GILBERT — Over the past week, the June Harless Center for Rural Educational Research and Development, part of the College of Education at Marshall University, has hosted “Camp Create” at the Larry Joe Harless Community Center in Gilbert. The camp was free to all students entering 2nd through 5th grade.
“Camp Create” – which is being held in memory of James H. “Buck” Harless - focused on engaging children with real technology and creative robotics while integrating the arts.
In 2000, Buck Harless provided money for the June Harless Center to launch at Marshall University. The center was to provide educational outreach for rural communities, such as Gilbert. The center has grown beyond expectation over the last 14 years because of Buck’s generosity and after his passing, the June Harless Center talked about a way to honor him and the best way they felt they could come up with was to come in to his community and to provide a program that was fun, engaging and free for area children.

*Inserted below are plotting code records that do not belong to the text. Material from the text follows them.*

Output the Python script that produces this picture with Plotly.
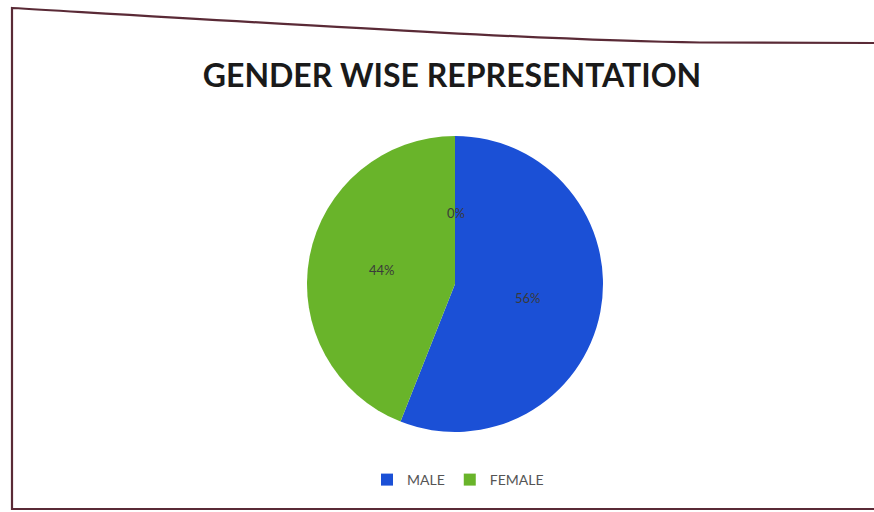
import plotly.graph_objects as go

# Gender split (percent of respondents)
categories = ["MALE", "FEMALE"]
values = [56, 44]
# Blank third category shown only as its value label
other_value = 0

colors = ["#1b50d6", "#69b42a"]

W, H = 874, 512


def px(x, y):
    """Pixel position -> paper coordinates."""
    return f"{x / W:.5f} {1 - y / H:.5f}"


fig = go.Figure()
fig.add_trace(go.Pie(
    labels=categories,
    values=values,
    sort=False,
    direction="clockwise",
    rotation=0,
    marker=dict(colors=colors, line=dict(width=0)),
    textinfo="percent",
    texttemplate="%{percent:.0%}",
    textposition="inside",
    insidetextorientation="horizontal",
    textfont=dict(family="Lato, Open Sans, sans-serif", size=13, color="#3a3a3a"),
    domain=dict(x=[307 / W, 603 / W], y=[1 - 432 / H, 1 - 136 / H]),
    hoverinfo="label+percent",
))

total = sum(values) + other_value
fig.add_annotation(
    x=456 / W, y=1 - 213 / H, xref="paper", yref="paper",
    text=f"{round(100 * other_value / total)}%",
    showarrow=False,
    font=dict(family="Lato, Open Sans, sans-serif", size=13, color="#3a3a3a"),
)

# Chart frame
frame_color = "#5a2a36"
fig.add_shape(
    type="path", xref="paper", yref="paper",
    path=(f"M {px(874, 43)} L {px(700, 42.5)} "
          f"C {px(560, 41)} {px(300, 25)} {px(12, 8)} "
          f"L {px(12, 509)} L {px(874, 509)}"),
    line=dict(color=frame_color, width=2.2),
)

fig.update_layout(
    width=W, height=H,
    margin=dict(l=0, r=0, t=0, b=0),
    paper_bgcolor="white",
    plot_bgcolor="white",
    title=dict(
        text="<b>GENDER WISE REPRESENTATION</b>",
        x=452 / W, xanchor="center",
        y=1 - 76 / H, yanchor="middle",
        font=dict(family="Lato, Open Sans, sans-serif", size=32, color="#1a1a1a"),
    ),
    showlegend=True,
    legend=dict(
        orientation="h",
        x=458 / W, xanchor="center",
        y=1 - 480 / H, yanchor="middle",
        font=dict(family="Lato, Open Sans, sans-serif", size=14, color="#555555"),
        itemwidth=30,
        traceorder="normal",
    ),
)

fig.write_html("out.html")
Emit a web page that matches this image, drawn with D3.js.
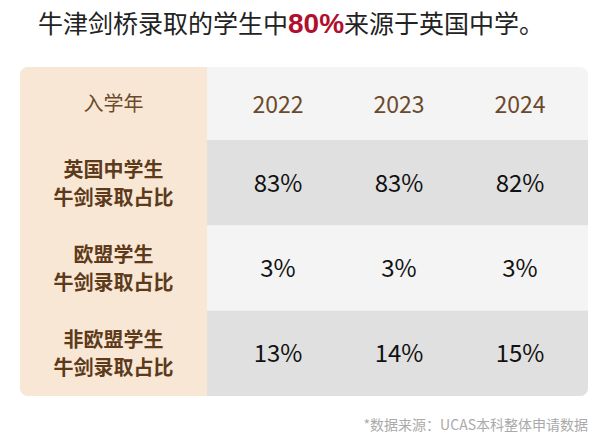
<!DOCTYPE html><html><head><meta charset="utf-8"><script src="https://cdn.jsdelivr.net/npm/d3@7"></script>
<style>body{margin:0;background:#fff}text{font-family:"Noto Sans CJK SC",sans-serif}</style></head><body><svg id="c" width="609" height="443"></svg>
<script>
const years=["2022","2023","2024"];
const rowLabels=[["英国中学生","牛剑录取占比"],["欧盟学生","牛剑录取占比"],["非欧盟学生","牛剑录取占比"]];
const values=[[83,83,82],[3,3,3],[13,14,15]];
const svg=d3.select("#c");
const X0=20,X1=588,LC=207,Y0=67,HB=140,Y1=396;
const x=d3.scalePoint().domain(years).range([278,520]);
const y=d3.scaleBand().domain(d3.range(3)).range([HB,Y1]);
const t=svg.append("text").attr("x",38).attr("y",33).attr("font-size",25).attr("fill","#222");
t.append("tspan").text("牛津剑桥录取的学生中");
t.append("tspan").text("80%").attr("fill","#b0102e").attr("font-weight","bold").attr("font-family","Liberation Sans, Arial").attr("font-size",28);
t.append("tspan").text("来源于英国中学。");
svg.append("defs").append("clipPath").attr("id","cl").append("rect").attr("x",X0).attr("y",Y0).attr("width",X1-X0).attr("height",Y1-Y0).attr("rx",8);
const g=svg.append("g").attr("clip-path","url(#cl)");
g.append("rect").attr("x",X0).attr("y",Y0).attr("width",X1-X0).attr("height",Y1-Y0).attr("fill","#f4f4f4");
g.selectAll(".r").data(d3.range(3)).join("rect").attr("x",LC).attr("y",i=>y(i)).attr("width",X1-LC).attr("height",y.bandwidth()).attr("fill",i=>i%2?"#f4f4f4":"#e0e0e0");
g.append("rect").attr("x",X0).attr("y",Y0).attr("width",LC-X0).attr("height",Y1-Y0).attr("fill","#f8e7d4");
const cx=(X0+LC)/2;
svg.append("text").attr("x",cx).attr("y",(Y0+HB)/2+7).attr("text-anchor","middle").attr("font-size",20).attr("fill","#6b4a2b").text("入学年");
svg.selectAll(".y").data(years).join("text").attr("x",d=>x(d)).attr("y",(Y0+HB)/2+9).attr("text-anchor","middle").attr("font-size",23).attr("fill","#6b4a2b").attr("font-family","Roboto").text(d=>d);
rowLabels.forEach((l,i)=>{const c=y(i)+y.bandwidth()/2;
 l.forEach((s,j)=>svg.append("text").attr("x",cx).attr("y",c+(j?22:-6)).attr("text-anchor","middle").attr("font-size",20).attr("font-weight","bold").attr("fill","#5c3a1a").text(s));
 values[i].forEach((v,k)=>svg.append("text").attr("x",x(years[k])).attr("y",c+9).attr("text-anchor","middle").attr("font-size",24).attr("fill","#111").attr("font-family","Liberation Sans, Arial").text(v+"%"));
});
svg.append("text").attr("x",588).attr("y",430).attr("text-anchor","end").attr("font-size",14).attr("fill","#aaa").text("*数据来源：UCAS本科整体申请数据");
</script></body></html>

The camp exposes the children to Science, Technology, Engineering and Math (STEM), creating a greater interest for those subjects, which is good news for the local, state and national economies.
It is predicted that STEM jobs will continue to expand as the U.S. economy recovers from the Great Recession. The U.S. Bureau of Labor Statistics estimates that at least 8,654,000 U.S. STEM jobs will exist in 2018, not including self-employed STEM individuals. That number for W.Va. alone is 25,000 new jobs to be filled.
This is the first year the Camp Create program has come to Gilbert, and they have had a great turn out with approximately 30 campers from age 7 to 10.
“We hope to make this an annual program for the Gilbert area,” said Marshall University’s Tarabeth Brumfield, who is in charge of directing the program.
The program that Camp Create used is called Arts and Bots, a program from Carnegie Mellon University’s Create Lab. The June Harless Center has a partnership at Carnegie Mellon Create Lab so they are able bring the things created there to bring to other communities.
“Along with our people from The June Harless Center and Marshall University, we have volunteers and some of the staff from the Larry Joe Harless Community Center helping with our camp, this has played a huge part in the success of Camp Create. The community, as a whole, also helped by donating recyclable materials used to build the robots, which helped in saving money on purchasing materials. We have had such great support from this community and we hope to do this for years to come,” said Brumfield.
The children’s finished products will be displayed at the community center. A showcase of the creative robots will be held at the Larry Joe Harless Center today from 11:30 a.m. – 12:30 p.m. and is open to the public.